Не смешно ли весь век по копейке копить
Если вечную жизнь все равно не купить?
Эпикурейцы считали, что не надо ждать, когда счастье вам кто-то даст, надо самому себя сделать счастливым, а потом постараться сделать счастливыми окружающих. И если эту идею все будут претворять в жизнь, в конечном итоге это и приведет к всеобщему счастью. Наивно, но как красиво!
Такая «инициатива» снизу мне импонировала, ведь она была ничем не хуже всяческих инициатив сверху.
Ну представьте себе: выступает наш президент в программе «Время» и объявляет: «Завтра наступит всеобщее счастье!»
Все сразу – «ура!», все поголовно – «за!»
Только сильно сомневаюсь, что оно так вот и наступит, ведь уже к утру появится множество недовольных:
«Мне-то ладно, а соседу за что?»
Вникнув в учение Эпикура, пришел к выводу, что подход древних философов к вопросу внутреннего благоденствия мне оказался намного ближе, чем призывы к коллективному счастью.

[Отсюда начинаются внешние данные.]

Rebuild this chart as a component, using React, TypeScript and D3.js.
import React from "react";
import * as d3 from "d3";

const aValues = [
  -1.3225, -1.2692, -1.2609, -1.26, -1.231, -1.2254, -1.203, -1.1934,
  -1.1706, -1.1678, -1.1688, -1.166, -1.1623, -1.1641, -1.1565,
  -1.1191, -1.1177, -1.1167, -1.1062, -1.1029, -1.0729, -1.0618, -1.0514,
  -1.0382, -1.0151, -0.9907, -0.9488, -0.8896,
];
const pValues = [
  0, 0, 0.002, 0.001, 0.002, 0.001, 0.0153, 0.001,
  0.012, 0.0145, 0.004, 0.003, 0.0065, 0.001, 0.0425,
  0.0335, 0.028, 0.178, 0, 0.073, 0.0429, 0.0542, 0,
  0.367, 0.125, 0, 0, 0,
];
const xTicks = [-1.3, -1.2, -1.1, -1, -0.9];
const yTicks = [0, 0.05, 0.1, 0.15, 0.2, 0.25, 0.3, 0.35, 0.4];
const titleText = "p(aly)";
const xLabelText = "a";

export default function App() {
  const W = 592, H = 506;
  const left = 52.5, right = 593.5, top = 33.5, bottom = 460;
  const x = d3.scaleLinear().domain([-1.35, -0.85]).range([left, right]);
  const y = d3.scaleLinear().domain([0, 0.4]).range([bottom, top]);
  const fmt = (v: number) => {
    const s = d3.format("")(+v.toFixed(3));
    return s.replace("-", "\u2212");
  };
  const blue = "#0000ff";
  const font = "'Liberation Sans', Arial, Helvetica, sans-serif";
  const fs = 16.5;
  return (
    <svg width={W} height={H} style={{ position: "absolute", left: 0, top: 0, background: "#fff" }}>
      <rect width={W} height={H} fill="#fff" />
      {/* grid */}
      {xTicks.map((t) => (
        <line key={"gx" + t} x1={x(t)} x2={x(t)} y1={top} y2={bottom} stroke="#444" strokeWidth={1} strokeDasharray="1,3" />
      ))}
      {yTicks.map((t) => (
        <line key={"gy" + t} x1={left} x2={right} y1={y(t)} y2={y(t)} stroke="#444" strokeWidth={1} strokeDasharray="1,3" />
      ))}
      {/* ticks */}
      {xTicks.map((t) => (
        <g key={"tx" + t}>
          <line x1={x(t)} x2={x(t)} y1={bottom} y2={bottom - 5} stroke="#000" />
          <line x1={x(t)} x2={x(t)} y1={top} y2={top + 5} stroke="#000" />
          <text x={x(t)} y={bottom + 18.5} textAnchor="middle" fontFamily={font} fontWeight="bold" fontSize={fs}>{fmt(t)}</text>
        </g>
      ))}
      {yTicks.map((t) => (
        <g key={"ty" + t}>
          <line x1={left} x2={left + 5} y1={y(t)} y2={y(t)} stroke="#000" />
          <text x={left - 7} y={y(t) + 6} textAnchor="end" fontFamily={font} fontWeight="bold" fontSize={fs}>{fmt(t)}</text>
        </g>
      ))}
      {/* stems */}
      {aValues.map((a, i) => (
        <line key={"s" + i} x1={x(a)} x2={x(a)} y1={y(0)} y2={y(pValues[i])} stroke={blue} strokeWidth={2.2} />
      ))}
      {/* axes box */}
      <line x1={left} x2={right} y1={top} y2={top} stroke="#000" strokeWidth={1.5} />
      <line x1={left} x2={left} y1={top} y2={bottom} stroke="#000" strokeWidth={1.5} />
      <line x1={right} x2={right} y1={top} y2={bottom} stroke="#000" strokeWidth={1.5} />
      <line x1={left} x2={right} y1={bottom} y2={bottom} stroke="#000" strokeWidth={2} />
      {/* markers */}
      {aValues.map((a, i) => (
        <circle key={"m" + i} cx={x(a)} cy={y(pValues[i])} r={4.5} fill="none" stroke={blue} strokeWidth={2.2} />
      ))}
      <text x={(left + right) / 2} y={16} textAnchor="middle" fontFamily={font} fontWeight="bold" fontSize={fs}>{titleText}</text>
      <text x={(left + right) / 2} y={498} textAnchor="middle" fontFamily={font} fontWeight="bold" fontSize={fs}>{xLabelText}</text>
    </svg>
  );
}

Всегда предпочитал быть оптимистом-индивидуалистом и нашел у себя очень схожие мысли:
Со мною жизнь играла в поддавки,
То поприжмет, а то опять отпустит.
Все было: и подножки и плевки,
Но только не было тоски и грусти.
Тоску развею, сам себя же рассмешу,
А грусть друзья разгонят и подружки.
Живу я просто: зачесалось – почешу,
А пить хочу – возьму попью из кружки.
Пусть кто-то мучается тем, что он умрет,
А я об этом думать не желаю
Принципиально. Ну придет так и придет.
И сам себя за это уважаю.
К чему грустить о том, что не пришло
И тосковать о чем-то безвозвратном?
Пусть наша жизнь хоть и куда ни шло…
Пусть так, пусть и куда, а все ж приятно.
Когда Хайям со своими рубаи проник в Европу, то для многих его откровения стали шоком. Вольность, если даже не в поступках а в мыслях, для многих была неприемлемой.
Среди гурий прекрасных я пьян и влюблен
И вину отдаю благодарный поклон.
От оков бытия я сегодня свободен
И блажен, словно в высший чертог приглашен.
Моя жемчужина!
Успей, пока в цене,
Себя порадовать и стать отрадой мне.
Так быстро дни пройдут, придут такие ночи,
Когда не свидеться нам даже и во сне.
Кто урод, кто красавец – не ведает страсть.
В ад согласен безумец влюбленный попасть.
Безразлично влюбленным, во что одеваться,
Что на землю стелить, что под голову класть.
Потому, его строки всегда вдохновляли и поэтов и художников.
Прошлое не отпускает. Художник Хусейн Бехзад. Тегеран
Некоторые исследователи считают, что даже Александр Сергеевич Пушкин знал стихи Хайяма. Увлекся востоком и стал более резок в своих высказываниях о духовенстве. А в его знаменитой эпиграмме четкость, резкость и построение очень сходны со стилем Хайяма:
Полу-милорд, полу-купец,
Полу-мудрец, полу-невежда,
Полу-подлец, но есть надежда,
Что будет полным наконец.
Однако вот целомудренно-порядочных или выдающих себя за таковых, его стихи будоражили и раздражали:
«Он вольнодумец, разрушитель веры; он безбожник и материалист; он насмешник над мистицизмом и пантеист; он правоверующий мусульманин, точный философ, острый наблюдатель, ученый; он – гуляка, развратник, ханжа и лицемер»
Так писал о поэте русский ориенталист профессор В. А. Жуковский в статье«Омар Хайям и странствующие четверостишия», изданной в 1897 году.
С последними определениями профессор немного погорячился. Омар Хайям почти не пил вина и в развратных действиях замечен не был.
Что же касается ханжи и лицемера – это уж явный перебор. Хайям гнал свою жизнь во весь опор, говорил всегда то, что думал, и не боялся наживать себе врагов.
Само творчество Хайяма свидетельствует, что он никогда не жалел о содеянном, воспринимая все невзгоды стойко и с философским юмором:
«Ловушки, ямы на моем пути —
их Бог расставил и велел идти…»
И эта позиция Хайяма мне оказалась близка – уже не раз задумывался что:
По гладкой дороге жизнь мчится быстрее,
Мелькают столбы легко прожитых лет.
Ухабы же делают жизнь подлиннее —
На этом пути все же больше побед.
Пред этой дорогой и этой судьбою,
Что жизнь подарила без всяких прикрас,
Склоняюсь за то, что не ведал покоя
И нос разбивал и коленки не раз.
Иначе бы не был таким никогда я,
Иначе не сделал того, что я смог.
И я философски свой нос вытираю,
А в принципе ведь и поплакаться мог.